Muitas das prisões preventivas são ilegais”, critica. Para eles, estas
“práticas autoritárias” têm se multiplicado em outros processos pelo país,
prejudicando principalmente os mais pobres, maior parte dos processados
criminalmente no Brasil.
“Os
reflexos dela no mundo jurídico são nefastos. Ela introduziu uma prática de
persecução penal - de apuração de crimes -, que está se tornando um modelo que
ataca frontalmente direitos e garantias individuais”, resume.
Impunidade
Gomes
questiona também o próprio discurso de combate à corrupção da Lava Jato: “A
contradição dos defensores da Lava Jato é que a maioria dos que delataram teve
suas penas perdoadas. Que Justiça é essa, que virou um negócio? Tem empresário
que pega dois anos de pena, em regime domiciliar. Não acabou com a impunidade,
está perpetuando ela”.
Em
julho de 2016, de acordo com levantamento feito pelo jornal O Estado de São
Paulo, o juiz federal Sergio Moro já havia perdoado 326 anos de pena.
De
outro lado, aponta o advogado, a Lava Jato não faz distinção entre as empresas
e suas direções, prejudicando a economia nacional: “Em sua sanha, eles acabaram
destruindo boa parte do capital produtivo nacional, sem nenhum peso na
consciência, sem responsabilidade com os trabalhadores”.
Novo
patamar
A
lista do Ministro Edson Fachin, do Supremo Tribunal Federal (STF) com pedidos
de abertura de inquérito contra políticos, somada à liberação do conteúdo das
delações premiadas de executivos da Odebrecht parecem contrariar a observação
de que a Lava Jato atua de forma seletiva.
“Houve
uma mudança de patamar. A lista do Fachin, de certa forma, desloca o eixo da
Lava Jato de Curitiba para Brasília. Se comprova, finalmente, que o problema
não era só o PT, pelas próprias declarações do Emídio Odebrecht. Cai,
aparentemente, a proteção que vinha sendo dada ao PSDB”, analisa Fornazieri.
Ele
critica entretanto, a ausência de Michel Temer (PMDB) – que “aparece como um
dos maiores articuladores de propina e caixa dois” - da lista. Fachin se baseou
na vedação constitucional de processar o presidente da República por crimes
cometidos em momento anterior ao mandato.
Teori
Zavascki, ministro que era responsável pela relatoria da Lava Jato no STF,
entretanto, defendia a possibilidade de investigação contra a presidência para
possíveis ações judiciais após o término do mandato.
Fornazieri
diz que “o sistema político ruiu” e defende que, “dentro da lei”, as
investigações devem continuar. Não apresenta esperanças, entretanto, que
atuação do sistema de Justiça possa resolver os problemas da política.
“Tem
que haver uma vontade reformadora do sistema político e partidário. O sistema
político tem que se auto-reformar. Não cabe ao judiciário fazer isso.
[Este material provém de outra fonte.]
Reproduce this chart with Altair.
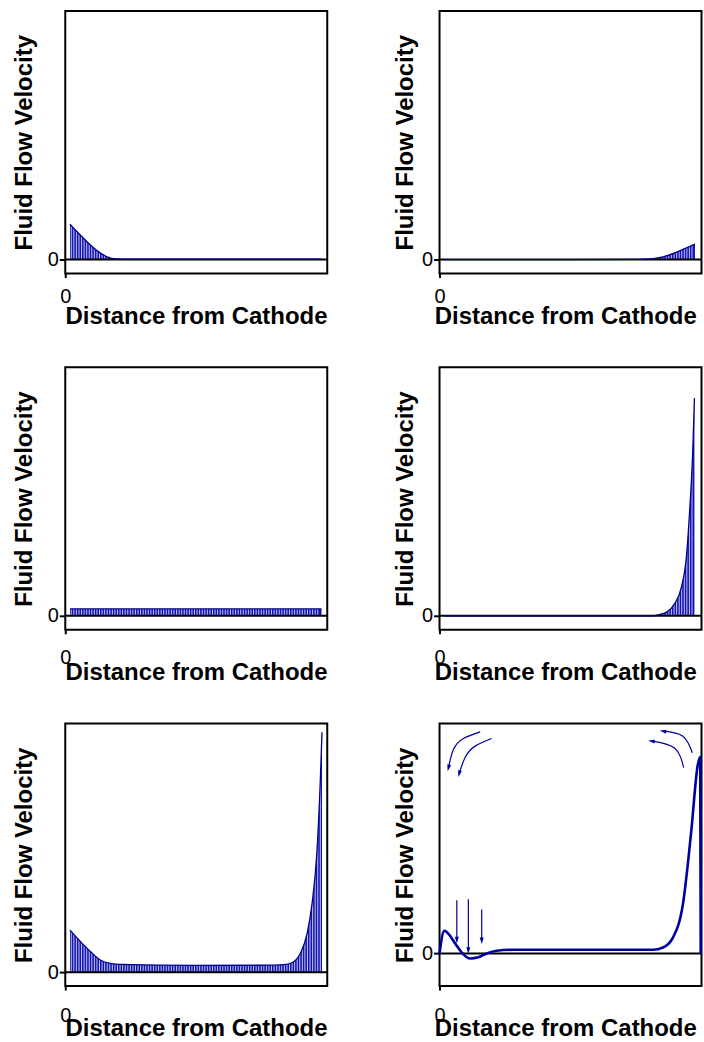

Infelizmente, vemos pouca capacidade nesse sentido. Me parece que essa crise
vai demorar alguns anos para ser superada”, resume, indicando que o cenário
está aberto a “aventureiros” nas próximas eleições.
Arbitrariedades
Patrick
Gomes é mais crítico em relação à euforia causada em torno da lista de Fachin,
ainda que concorde que se tornou mais clara a influência das empresas sobre o
Estado e não apenas governos: “O que a Lava Jato tem feito é decretar o fim da
política, como se esta não fosse um valor positivo na sociedade. Esse
direcionamento somente à classe política é um dos componentes autoritários da
operação”.
“A
seletividade continua: só o setor da construção civil foi focado. A relação do
sistema financeiro com a política se dá em bases éticas? É ingenuidade achar
que tudo gira em torno da Odebrecht, que nunca perdeu uma ação no STF ou no STJ
[Superior Tribunal de Justiça]. Ninguém fala de corrupção no Judiciário, dos
meios de comunicação”, critica.
Além
disso, segundo ele, a Lava Jato continua marcada por excessos, o que exigiria
uma postura crítica, independentemente das pessoas atingidas. A atuação da
operação, em sua visão, passa a ideia de que o Estado é a fonte de todos os
problemas, perspectiva que fortalece propostas privatistas.
“Para
aqueles que acreditam no sistema democrático, temos de dar o mesmo tratamento a
todos. Deve-se lembrar que a delação diz tudo, mas não prova nada. É a palavra
de alguém que cometeu um crime. A mesma criminalização açodada que se faz
contra um adversário pode ser utilizada contra você. Eu não vejo a delação como
uma verdade incontestável. Não podemos comemorar o arbítrio estatal”, finaliza.